Reproduce nothing but the lines from the start of the material through the line that includes "const innerBand = [-10, 10];", both ends included, and omit every picture.

::::::

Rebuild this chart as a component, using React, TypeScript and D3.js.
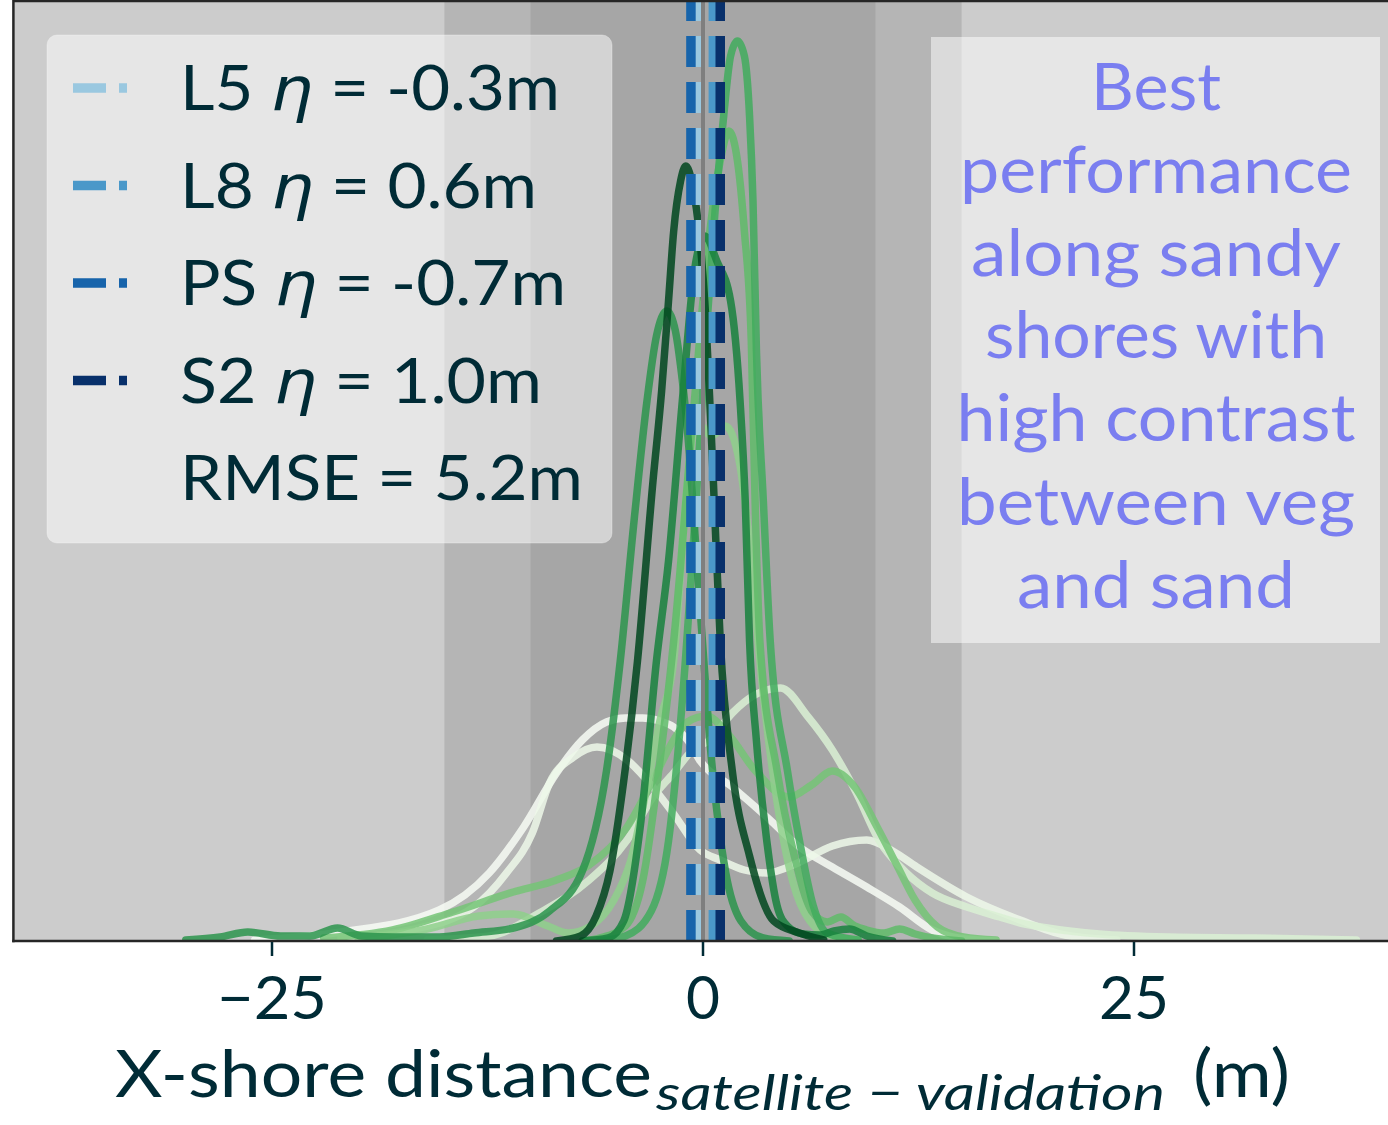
import React, { useEffect, useRef } from "react";
import * as d3 from "d3";

const W = 1388;
const H = 1125;

// axes ranges: x in metres, y is KDE density (x1e-3)
const xDomain: [number, number] = [-40, 40];
const yDomain: [number, number] = [0, 188];
const xTicks = [-25, 0, 25];
const xTickLabels = ["\u221225", "0", "25"];

// shaded error bands (m)
const outerBand = [-15, 15];
const innerBand = [-10, 10];

// mean offsets per sensor
const sensors = ["L5", "L8", "PS", "S2"];
const sensorEta = [-0.3, 0.6, -0.7, 1.0];
const rmse = 5.2;

const noteLines = ["Best", "performance", "along sandy", "shores with", "high contrast", "between veg", "and sand"];

// KDE curves per site, [distance (m), density]
const siteWa: [number, number][] = [
  [-26, 0.2], [-21, 1.8], [-15.3, 6.2], [-12.4, 13.6], [-10.4, 22.8], [-8.5, 33.6], [-7.0, 40.2], [-5.6, 43.8],
  [-4.5, 44.6], [-3.5, 44.6], [-2.5, 44], [-1.7, 42.8], [-0.9, 40.2], [-0.2, 36.2], [1.7, 30.8], [3.7, 24.8],
  [5.6, 18.8], [7.5, 14.8], [9.5, 10.8], [11.4, 6.8], [13.3, 2.2], [14.8, 0.6], [17, 0],
];
const siteWb: [number, number][] = [
  [-21, 0.6], [-17, 2.2], [-13.3, 6.8], [-11.4, 13.6], [-9.9, 21.6], [-8.9, 31.6], [-7.5, 36.8], [-6.15, 38.8],
  [-4.4, 36.2], [-3.25, 32.2], [-1.74, 25.6], [-0.17, 18.2], [1.0, 16.2], [2.4, 14.2], [3.7, 13.6], [5.5, 15.6],
  [7.5, 19], [9.5, 20.2], [11, 18], [12.4, 14.8], [15.3, 8.8], [18.4, 4.2], [21, 1.2], [24, 0.2],
];
const siteWc: [number, number][] = [
  [-16, 0.2], [-12.4, 1], [-9.5, 5.6], [-6.6, 12.2], [-4.4, 20.2], [-2.9, 28.8], [-1.7, 33.6], [-0.6, 38.2],
  [0.4, 40.2], [1.7, 45.6], [3.0, 49.2], [4.5, 50.6], [6.1, 44.8], [7.5, 38.2], [8.9, 29.6], [10.2, 20.2],
  [11.8, 13.6], [13.3, 9.6], [15.3, 6.8], [17.2, 4.8], [18.4, 3.6], [20, 2.6], [23, 1.4], [27, 0.8], [32, 0.6], [37.9, 0.2],
];
const siteWd: [number, number][] = [
  [-22, 0.6], [-18, 2.2], [-14.5, 5.8], [-11, 9.8], [-8.5, 12.2], [-6.6, 15.2], [-4.4, 22.8], [-2.9, 32.2],
  [-1.7, 40.2], [-0.9, 43.8], [0.2, 45], [1.5, 41.2], [3.0, 34.2], [5.0, 28.8], [6.3, 31.2], [7.5, 34],
  [8.8, 30.8], [10.1, 22.8], [11.3, 14.8], [12.3, 8.2], [13.6, 2.8], [15.1, 0.8], [17, 0.2],
];
const siteC6: [number, number][] = [
  [-20, 0.4], [-16, 2.4], [-13, 5], [-11, 5.4], [-9, 3], [-7.8, 1.6], [-6.5, 3], [-5.2, 8], [-4.2, 16],
  [-3.3, 30], [-2.5, 44], [-1.7, 56], [-1.0, 88], [-0.4, 104], [0.5, 101], [1.3, 103], [2.1, 96], [2.8, 76],
  [3.3, 56], [4.2, 30], [5.2, 12], [6.2, 4], [7.5, 1], [9, 0.2],
];
const siteC2: [number, number][] = [
  [-7, 0], [-6, 0.6], [-4.5, 3], [-3.5, 12], [-2.5, 36], [-1.7, 60], [-0.6, 104], [0.4, 142], [1.0, 156],
  [1.5, 162], [2.0, 156], [2.4, 142], [2.8, 120], [3.05, 84], [3.3, 60], [4.3, 34], [5.3, 17], [6.3, 6],
  [7.2, 3.8], [8.0, 4.8], [8.8, 3], [9.5, 2.2], [10.5, 1.6], [11.4, 2.4], [12.3, 1.4], [13.3, 0.6], [15, 0],
];
const siteC1: [number, number][] = [
  [-6, 0], [-4.5, 1], [-3, 6], [-2, 20], [-1.2, 48], [-0.4, 88], [0.2, 122], [0.7, 146], [1.2, 165], [1.6, 177],
  [2, 180], [2.4, 177], [2.7, 165], [2.9, 148], [3.1, 118], [3.5, 88], [3.9, 60], [4.9, 34], [5.6, 20],
  [6.4, 7], [7.2, 1.6], [9, 0.2],
];
const siteC5: [number, number][] = [
  [-30, 0.2], [-28, 0.8], [-26.4, 1.8], [-24.5, 1], [-22.8, 1], [-21.2, 2.6], [-19.8, 1], [-18, 0.8], [-15.3, 0.8],
  [-13.3, 1.6], [-11, 2.6], [-8.9, 6], [-7, 14], [-5.6, 34], [-4.8, 56], [-4, 84], [-3.25, 108], [-2.7, 121],
  [-2.1, 126], [-1.6, 122], [-1.3, 115], [-0.9, 102], [-0.2, 68], [0.5, 36], [1.3, 14], [2.2, 4], [3.5, 0.6], [5, 0],
];
const siteC4: [number, number][] = [
  [-7, 0], [-5.5, 0.6], [-4.6, 4], [-3.6, 24], [-2.7, 56], [-2.0, 76], [-1.2, 108], [-0.5, 134], [0.1, 141],
  [0.8, 136], [1.6, 128], [2.15, 108], [2.45, 88], [2.7, 60], [3.1, 40], [3.7, 20], [4.3, 7], [4.9, 3],
  [5.8, 1.4], [6.8, 1.2], [7.6, 2], [8.5, 2.4], [9.5, 1], [11, 0],
];
const siteC3: [number, number][] = [
  [-8.5, 0], [-7.1, 1], [-6.2, 5], [-5.4, 14], [-4.6, 32], [-3.8, 56], [-2.9, 92], [-2.4, 110], [-2.0, 128],
  [-1.7, 142], [-1.3, 152], [-1, 155], [-0.6, 151], [-0.2, 141], [0.1, 128], [0.6, 92], [1.0, 60], [1.7, 34],
  [2.7, 17], [4.1, 4], [5.6, 1.6], [7, 0.2],
];

const curves = [siteWa, siteWb, siteWc, siteWd, siteC6, siteC2, siteC1, siteC5, siteC4, siteC3];
const curveColors = ["#f7fcf5", "#edf8e9", "#d9f0d3", "#74c476", "#8ed08b", "#5fbb68", "#41ab5d", "#2c944c", "#17813d", "#00471e"];
const sensorColors = ["#9ac8e0", "#4a98c9", "#1764ab", "#08306b"];

const textColor = "#002b36";
const noteColor = "#7a7ef0";
const font = "Lato, 'DejaVu Sans', sans-serif";
const fontWeight = 400;

const App: React.FC = () => {
  const svgRef = useRef<SVGSVGElement>(null);

  useEffect(() => {
    if (!svgRef.current) return;
    const plot = { left: 13.4, right: 1392.6, top: 1, bottom: 941 };

    const x = d3.scaleLinear().domain(xDomain).range([plot.left, plot.right]);
    const y = d3.scaleLinear().domain(yDomain).range([plot.bottom, plot.top]);

    const svg = d3.select(svgRef.current).html("");

    svg.append("rect").attr("width", W).attr("height", H).attr("fill", "#ffffff");

    svg.append("clipPath").attr("id", "plotClip")
      .append("rect")
      .attr("x", plot.left).attr("y", plot.top)
      .attr("width", plot.right - plot.left).attr("height", plot.bottom - plot.top);

    const g = svg.append("g").attr("clip-path", "url(#plotClip)");

    // background + bands
    g.append("rect")
      .attr("x", plot.left).attr("y", plot.top)
      .attr("width", plot.right - plot.left).attr("height", plot.bottom - plot.top)
      .attr("fill", "#cccccc");
    g.append("rect")
      .attr("x", x(outerBand[0])).attr("y", plot.top)
      .attr("width", x(outerBand[1]) - x(outerBand[0])).attr("height", plot.bottom - plot.top)
      .attr("fill", "#b5b5b5");
    g.append("rect")
      .attr("x", x(innerBand[0])).attr("y", plot.top)
      .attr("width", x(innerBand[1]) - x(innerBand[0])).attr("height", plot.bottom - plot.top)
      .attr("fill", "#a6a6a6");

    // KDE lines
    const line = d3
      .line<[number, number]>()
      .x((d) => x(d[0]))
      .y((d) => y(d[1]))
      .curve(d3.curveMonotoneX);

    curves.forEach((c, i) => {
      g.append("path")
        .datum(c)
        .attr("fill", "none")
        .attr("stroke", curveColors[i])
        .attr("stroke-opacity", 0.85)
        .attr("stroke-width", 7.5)
        .attr("stroke-linejoin", "round")
        .attr("stroke-linecap", "round")
        .attr("d", line);
    });

    // mean offset lines
    sensorEta.forEach((v, i) => {
      g.append("line")
        .attr("x1", x(v)).attr("x2", x(v))
        .attr("y1", plot.bottom).attr("y2", plot.top)
        .attr("stroke", sensorColors[i])
        .attr("stroke-width", 9.5)
        .attr("stroke-dasharray", "31,15");
    });

    g.append("line")
      .attr("x1", x(0)).attr("x2", x(0))
      .attr("y1", plot.top).attr("y2", plot.bottom)
      .attr("stroke", "#7f7f7f")
      .attr("stroke-width", 4);

    // spines
    svg.append("line")
      .attr("x1", plot.left).attr("x2", plot.left).attr("y1", 0).attr("y2", plot.bottom + 1.2)
      .attr("stroke", "#262626").attr("stroke-width", 2.5);
    svg.append("line")
      .attr("x1", plot.left).attr("x2", W).attr("y1", plot.top).attr("y2", plot.top)
      .attr("stroke", "#262626").attr("stroke-width", 2.5);
    svg.append("line")
      .attr("x1", plot.left - 1.2).attr("x2", W).attr("y1", plot.bottom).attr("y2", plot.bottom)
      .attr("stroke", "#262626").attr("stroke-width", 2.5);

    // x ticks
    const tickWidths = [110, 34, 70];
    xTicks.forEach((t, i) => {
      svg.append("line")
        .attr("x1", x(t)).attr("x2", x(t))
        .attr("y1", plot.bottom + 1).attr("y2", plot.bottom + 15)
        .attr("stroke", textColor).attr("stroke-width", 2.5);
      svg.append("text")
        .attr("x", x(t) - tickWidths[i] / 2).attr("y", 1019)
        .attr("font-family", font).attr("font-size", 60).attr("font-weight", fontWeight)
        .attr("fill", textColor)
        .attr("textLength", tickWidths[i]).attr("lengthAdjust", "spacingAndGlyphs")
        .text(xTickLabels[i]);
    });

    // x label
    const lab = svg.append("g").attr("fill", textColor).attr("font-family", font).attr("font-weight", fontWeight);
    lab.append("text")
      .attr("x", 115).attr("y", 1097).attr("font-size", 66)
      .attr("textLength", 537).attr("lengthAdjust", "spacingAndGlyphs")
      .text("X-shore distance");
    lab.append("text")
      .attr("x", 656).attr("y", 1110).attr("font-size", 48).attr("font-style", "italic")
      .attr("textLength", 509).attr("lengthAdjust", "spacingAndGlyphs")
      .text("satellite \u2212 validation");
    lab.append("text")
      .attr("x", 1193).attr("y", 1097).attr("font-size", 66)
      .attr("textLength", 97).attr("lengthAdjust", "spacingAndGlyphs")
      .text("(m)");

    // legend
    const leg = svg.append("g");
    leg.append("rect")
      .attr("x", 47).attr("y", 35).attr("width", 565).attr("height", 508)
      .attr("rx", 10)
      .attr("fill", "#ffffff").attr("fill-opacity", 0.5)
      .attr("stroke", "#ffffff").attr("stroke-opacity", 0.3);
    const legWidths = [380, 357, 386, 362];
    sensors.forEach((s, i) => {
      const cy = 88 + 97.5 * i;
      leg.append("line")
        .attr("x1", 73).attr("x2", 127).attr("y1", cy).attr("y2", cy)
        .attr("stroke", sensorColors[i]).attr("stroke-width", 9.5)
        .attr("stroke-dasharray", "33,13");
      const t = leg.append("text")
        .attr("x", 180).attr("y", cy + 22)
        .attr("font-family", font).attr("font-size", 61).attr("font-weight", fontWeight)
        .attr("fill", textColor)
        .attr("textLength", legWidths[i]).attr("lengthAdjust", "spacingAndGlyphs");
      t.append("tspan").text(`${s} `);
      t.append("tspan")
        .attr("font-style", "italic").attr("font-weight", 400)
        .attr("font-family", "'DejaVu Sans', sans-serif").text("\u03b7");
      t.append("tspan").text(` = ${sensorEta[i].toFixed(1)}m`);
    });
    leg.append("text")
      .attr("x", 180).attr("y", 88 + 97.5 * 4 + 22)
      .attr("font-family", font).attr("font-size", 61).attr("font-weight", fontWeight)
      .attr("fill", textColor)
      .attr("textLength", 403).attr("lengthAdjust", "spacingAndGlyphs")
      .text(`RMSE = ${rmse.toFixed(1)}m`);

    // note box
    const note = svg.append("g");
    note.append("rect")
      .attr("x", 931).attr("y", 37).attr("width", 449).attr("height", 606)
      .attr("fill", "#ffffff").attr("fill-opacity", 0.5);
    const noteWidths = [130, 392, 370, 342, 399, 398, 278];
    const noteBase = [110, 193, 276, 358, 441, 525, 608];
    noteLines.forEach((l, i) => {
      note.append("text")
        .attr("x", 1156 - noteWidths[i] / 2).attr("y", noteBase[i])
        .attr("font-family", font).attr("font-size", 65).attr("font-weight", fontWeight)
        .attr("fill", noteColor)
        .attr("textLength", noteWidths[i]).attr("lengthAdjust", "spacingAndGlyphs")
        .text(l);
    });
  }, []);

  return (
    <div style={{ position: "fixed", left: 0, top: 0, width: W, height: H }}>
      <svg ref={svgRef} width={W} height={H} />
    </div>
  );
};

export default App;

::::::

SOLUTION FOR THIS PROBLEM:
Rebuild this chart as a component, using React, TypeScript and D3.js.
import React, { useEffect, useRef } from "react";
import * as d3 from "d3";

const W = 1388;
const H = 1125;

// axes ranges: x in metres, y is KDE density (x1e-3)
const xDomain: [number, number] = [-40, 40];
const yDomain: [number, number] = [0, 188];
const xTicks = [-25, 0, 25];
const xTickLabels = ["\u221225", "0", "25"];

// shaded error bands (m)
const outerBand = [-15, 15];
const innerBand = [-10, 10];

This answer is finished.